Most people definitely will find this very appealing as it makes one seem safe in the relationship. This reassuring feeling comes from feeling that if he/she loves you more, it will be difficult for them to hurt you after they are lucky to have you in their life.

  • While a lot of reasons can be adduced for why people would prefer to be in this kind of a relationship where they are the one giving the less love, this attitude will but ultimately bring more harm to the relationship than good. Love should be mutual, must be mutual for any relationship to survive in the long run.

    At the onset of your feeling happy with your being the one who loves less, you might feel comfortable with it and just be enjoying the feeling but as time goes by; guilt and fear will start to come in gradually. Retrospectively speaking, if you are not sure of your love for this person as you try not to love him/her in equally, then why are you in the relationship?

    Do you just want to feel safe while you toy with someone else’s emotions? What if the case was reversed, would you be happy knowing that your partner is not reciprocating your gesture of love and affection? At a certain point in every love relationship, it is either “you are in” or “you are out” – there is no fence. Either you are ready to give love or you are not. And if for whatsoever reason best known to you, you are not willing to reciprocate the love from your partner, then why in heaven’s name are you still in.




    If you are in a relationship just to get the love of your partner without returning same, how long do you think you can go on like that? Even within you, over time, there will gradually be a buildup of guilt and resentment towards your partner and eventually from him/her. No matter how long you try to hide it, your partner will ultimately come to the realization of the fact that your love for him/her is not mutual.

    Most loving partners in this situation will still want to go on hoping for a change but after a while a good number will not be able to continue just giving out love, when the one the love is being showered on is not doing anything tangible to return same. This often leads to a situation where they equally start questioning the rationale for their remaining in such a relationship against their better judgment.

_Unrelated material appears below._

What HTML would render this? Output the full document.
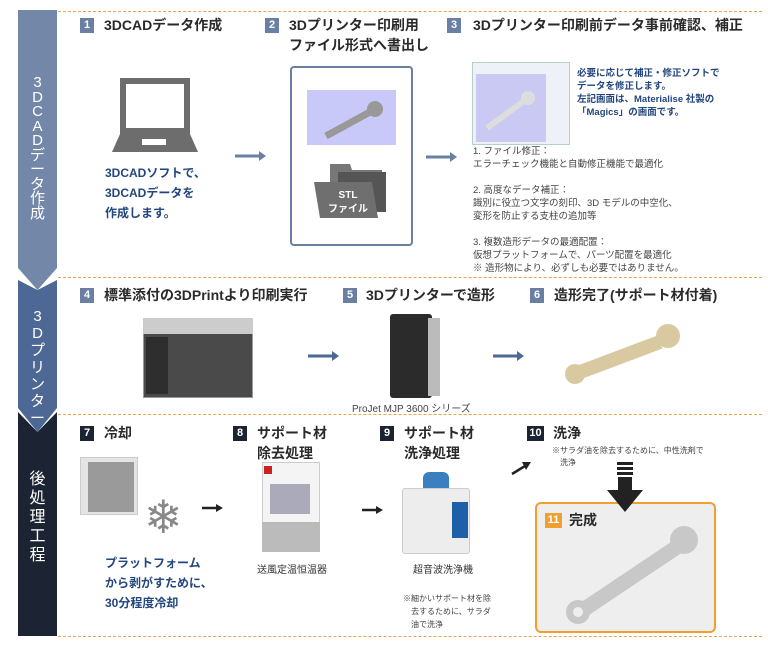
<!DOCTYPE html>
<html><head><meta charset="utf-8"><style>
*{margin:0;padding:0;box-sizing:border-box}
body{width:768px;height:648px;background:#fff;position:relative;overflow:hidden;font-family:"Liberation Sans","Noto Sans CJK JP",sans-serif;color:#333}
.a{position:absolute}
.t{position:absolute;font-size:14px;font-weight:bold;line-height:20px;white-space:nowrap;color:#2a2a2a}
.n{position:absolute;width:14px;height:15px;background:#6a7fa3;color:#fff;font-size:11px;font-weight:bold;text-align:center;line-height:15px}
.d{position:absolute;left:58px;width:704px;border-top:1.5px dashed #e8a54a}
.bl{position:absolute;font-size:12px;font-weight:bold;color:#23467e;line-height:20px;white-space:nowrap}
.g{position:absolute;font-size:9.5px;color:#444;line-height:13px;white-space:nowrap}
.vt{position:absolute;left:18px;width:39px;color:#fff;font-size:15px;text-align:center;line-height:17px}
</style></head><body>
<svg class="a" style="left:0;top:0" width="60" height="648">
<polygon points="18,10 57,10 57,268 37.5,290 18,268" fill="#7387a8"/>
<polygon points="18,280 37.5,290 57,280 57,408 37.5,432 18,408" fill="#4d6894"/>
<polygon points="18,412 37.5,432 57,412 57,636 18,636" fill="#1c2433"/>
</svg>
<div class="vt" style="top:76px;line-height:14.5px">3<br>D<br>C<br>A<br>D<br>デ<br>ー<br>タ<br>作<br>成</div>
<div class="vt" style="top:308px">3<br>D<br>プ<br>リ<br>ン<br>タ<br>ー</div>
<div class="vt" style="top:470px;font-size:16px;line-height:19px">後<br>処<br>理<br>工<br>程</div>
<div class="d" style="top:11px"></div><div class="d" style="top:277px"></div><div class="d" style="top:414px"></div><div class="d" style="top:636px"></div>

<div class="n" style="left:80px;top:18px">1</div><div class="t" style="left:104px;top:15px">3DCADデータ作成</div>
<div class="n" style="left:265px;top:18px">2</div><div class="t" style="left:289px;top:15px">3Dプリンター印刷用<br>ファイル形式へ書出し</div>
<div class="n" style="left:447px;top:18px">3</div><div class="t" style="left:473px;top:15px">3Dプリンター印刷前データ事前確認、補正</div>
<svg class="a" style="left:110px;top:76px" width="92" height="80"><rect x="10" y="2" width="70" height="56" fill="#6d6d6d"/><rect x="16" y="8" width="58" height="44" fill="#fff"/><polygon points="10,58 80,58 88,76 2,76" fill="#6d6d6d"/><rect x="32" y="63" width="24" height="6" fill="#fff"/></svg>
<div class="bl" style="left:105px;top:163px">3DCADソフトで、<br>3DCADデータを<br>作成します。</div>
<svg class="a" style="left:235px;top:150px" width="32" height="12"><line x1="0" y1="6" x2="26" y2="6" stroke="#6a7fa3" stroke-width="3"/><polygon points="24,1 31,6 24,11" fill="#6a7fa3"/></svg>
<div class="a" style="left:290px;top:66px;width:123px;height:180px;border:2px solid #6a7fa3;border-radius:4px"></div>
<div class="a" style="left:307px;top:90px;width:89px;height:55px;background:#c9c9f9"></div>
<svg class="a" style="left:318px;top:98px" width="70" height="45"><line x1="8" y1="38" x2="52" y2="14" stroke="#999" stroke-width="7"/><circle cx="57" cy="11" r="8" fill="#999"/></svg>
<svg class="a" style="left:312px;top:160px" width="80" height="62"><polygon points="18,4 38,4 40,10 70,10 70,48 18,48" fill="#777"/><polygon points="26,12 74,12 74,52 26,52" fill="#555"/><polygon points="2,22 60,22 66,58 8,58" fill="#6f6f6f"/><text x="36" y="38" fill="#fff" font-size="10" font-weight="bold" text-anchor="middle">STL</text><text x="36" y="52" fill="#fff" font-size="10" font-weight="bold" text-anchor="middle">ファイル</text></svg>
<svg class="a" style="left:426px;top:151px" width="32" height="12"><line x1="0" y1="6" x2="26" y2="6" stroke="#6a7fa3" stroke-width="3"/><polygon points="24,1 31,6 24,11" fill="#6a7fa3"/></svg>
<div class="a" style="left:472px;top:62px;width:98px;height:83px;background:#eef2f8;border:1px solid #bcc"></div>
<div class="a" style="left:476px;top:74px;width:70px;height:68px;background:#c9c9f4"></div>
<svg class="a" style="left:482px;top:86px" width="60" height="50"><line x1="5" y1="42" x2="42" y2="15" stroke="#ddd" stroke-width="6"/><circle cx="46" cy="12" r="7" fill="#ddd"/></svg>
<div class="bl" style="left:577px;top:67px;font-size:9.5px;line-height:13px">必要に応じて補正・修正ソフトで<br>データを修正します。<br>左記画面は、Materialise 社製の<br>「Magics」の画面です。</div>
<div class="g" style="left:473px;top:145px">1. ファイル修正：<br>エラーチェック機能と自動修正機能で最適化<br><br>2. 高度なデータ補正：<br>識別に役立つ文字の刻印、3D モデルの中空化、<br>変形を防止する支柱の追加等<br><br>3. 複数造形データの最適配置：<br>仮想プラットフォームで、パーツ配置を最適化<br>※ 造形物により、必ずしも必要ではありません。</div>

<div class="n" style="left:80px;top:288px">4</div><div class="t" style="left:104px;top:285px">標準添付の3DPrintより印刷実行</div>
<div class="n" style="left:343px;top:288px">5</div><div class="t" style="left:366px;top:285px">3Dプリンターで造形</div>
<div class="n" style="left:530px;top:288px">6</div><div class="t" style="left:554px;top:285px">造形完了(サポート材付着)</div>
<div class="a" style="left:143px;top:318px;width:110px;height:80px;background:#4a4a4a;border:1px solid #999"></div>
<div class="a" style="left:143px;top:318px;width:110px;height:16px;background:#ccc"></div>
<div class="a" style="left:146px;top:337px;width:22px;height:57px;background:#2e2e2e"></div>
<svg class="a" style="left:308px;top:350px" width="32" height="12"><line x1="0" y1="6" x2="26" y2="6" stroke="#4d6894" stroke-width="3"/><polygon points="24,1 31,6 24,11" fill="#4d6894"/></svg>
<div class="a" style="left:390px;top:314px;width:42px;height:84px;background:#2b2b2b;border-radius:3px"></div>
<div class="a" style="left:428px;top:318px;width:12px;height:78px;background:#bbb"></div>
<svg class="a" style="left:493px;top:350px" width="32" height="12"><line x1="0" y1="6" x2="26" y2="6" stroke="#4d6894" stroke-width="3"/><polygon points="24,1 31,6 24,11" fill="#4d6894"/></svg>
<svg class="a" style="left:560px;top:322px" width="130" height="66"><line x1="15" y1="52" x2="100" y2="20" stroke="#d9c9a0" stroke-width="14"/><circle cx="15" cy="52" r="10" fill="#d9c9a0"/><circle cx="108" cy="14" r="12" fill="#d9c9a0"/></svg>
<div class="a" style="left:352px;top:400px;font-size:10px;color:#444;white-space:nowrap">ProJet MJP 3600 シリーズ</div>

<div class="n" style="left:80px;top:426px;background:#1c2433">7</div><div class="t" style="left:104px;top:423px">冷却</div>
<div class="n" style="left:233px;top:426px;background:#1c2433">8</div><div class="t" style="left:257px;top:423px">サポート材<br>除去処理</div>
<div class="n" style="left:380px;top:426px;background:#1c2433">9</div><div class="t" style="left:404px;top:423px">サポート材<br>洗浄処理</div>
<div class="n" style="left:527px;top:426px;background:#1c2433;width:17px">10</div><div class="t" style="left:553px;top:423px">洗浄</div>
<div class="a" style="left:80px;top:457px;width:58px;height:58px;background:#e4e4e4;border:1px solid #ccc"></div>
<div class="a" style="left:88px;top:462px;width:46px;height:50px;background:#9a9a9a"></div>
<div class="a" style="left:144px;top:490px;font-size:46px;color:#888;line-height:54px">❄</div>
<div class="bl" style="left:105px;top:553px">プラットフォーム<br>から剥がすために、<br>30分程度冷却</div>
<svg class="a" style="left:202px;top:503px" width="22" height="10"><line x1="0" y1="5" x2="15" y2="5" stroke="#222" stroke-width="2.5"/><polygon points="14,1 21,5 14,9" fill="#222"/></svg>
<div class="a" style="left:262px;top:462px;width:58px;height:90px;background:#f4f4f4;border:1px solid #ccc"></div>
<div class="a" style="left:270px;top:484px;width:40px;height:30px;background:#aab"></div>
<div class="a" style="left:262px;top:522px;width:58px;height:30px;background:#bbb"></div>
<div class="a" style="left:264px;top:466px;width:8px;height:8px;background:#c22"></div>
<div class="a" style="left:257px;top:561px;font-size:10px;color:#333">送風定温恒温器</div>
<svg class="a" style="left:362px;top:505px" width="22" height="10"><line x1="0" y1="5" x2="15" y2="5" stroke="#222" stroke-width="2.5"/><polygon points="14,1 21,5 14,9" fill="#222"/></svg>
<div class="a" style="left:402px;top:488px;width:68px;height:66px;background:#ededed;border:1px solid #ccc;border-radius:3px"></div>
<div class="a" style="left:423px;top:472px;width:26px;height:16px;background:#3a7fc0;border-radius:6px 6px 0 0"></div>
<div class="a" style="left:452px;top:502px;width:16px;height:36px;background:#1d5fa8"></div>
<div class="a" style="left:413px;top:561px;font-size:10px;color:#333">超音波洗浄機</div>
<div class="a" style="left:403px;top:592px;font-size:8px;color:#444;line-height:13px;white-space:nowrap">※細かいサポート材を除<br>　去するために、サラダ<br>　油で洗浄</div>
<svg class="a" style="left:510px;top:460px" width="22" height="16"><line x1="2" y1="14" x2="15" y2="6" stroke="#222" stroke-width="2.5"/><polygon points="12,2 21,2 16,10" fill="#222"/></svg>
<div class="a" style="left:552px;top:445px;font-size:8px;color:#444;line-height:12px;white-space:nowrap">※サラダ油を除去するために、中性洗剤で<br>　洗浄</div>
<div class="a" style="left:535px;top:502px;width:181px;height:131px;border:2px solid #f0a030;border-radius:6px;background:#eeeeee"></div>
<div class="n" style="left:545px;top:513px;background:#f0a030;width:17px">11</div><div class="t" style="left:569px;top:510px">完成</div>
<svg class="a" style="left:560px;top:520px" width="150" height="110"><line x1="20" y1="92" x2="120" y2="25" stroke="#c8c8c8" stroke-width="15"/><circle cx="18" cy="92" r="12" fill="#c8c8c8"/><circle cx="18" cy="92" r="5" fill="#eee"/><circle cx="124" cy="20" r="14" fill="#c8c8c8"/></svg>
<svg class="a" style="left:605px;top:462px" width="40" height="52"><rect x="12" y="0" width="16" height="3" fill="#222"/><rect x="12" y="5" width="16" height="3" fill="#222"/><rect x="12" y="10" width="16" height="3" fill="#222"/><rect x="13" y="15" width="14" height="14" fill="#222"/><polygon points="2,28 38,28 20,50" fill="#222"/></svg>
</body></html>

    To think of it, why should the one who loves less not love fully and the person giving more love have his/her love requited. A good relationship is one in which both parties feel that they have made a great bargain – where their love and affection is being returned even when they are not asking for its requisition.

  • When the love in a relationship is being returned by the other partner, it gives the one giving the love more encouragement and reason to up the ante and love his/her partner the more. To love your partner more is definitely more alluring and beautiful than the feeling of you being needed and loved more by your partner.

    Love has to be both ways for it to be love – it is never a one-way-street. It is give and take. There is indeed joy in giving and “givers never lack”. So, let the love flow!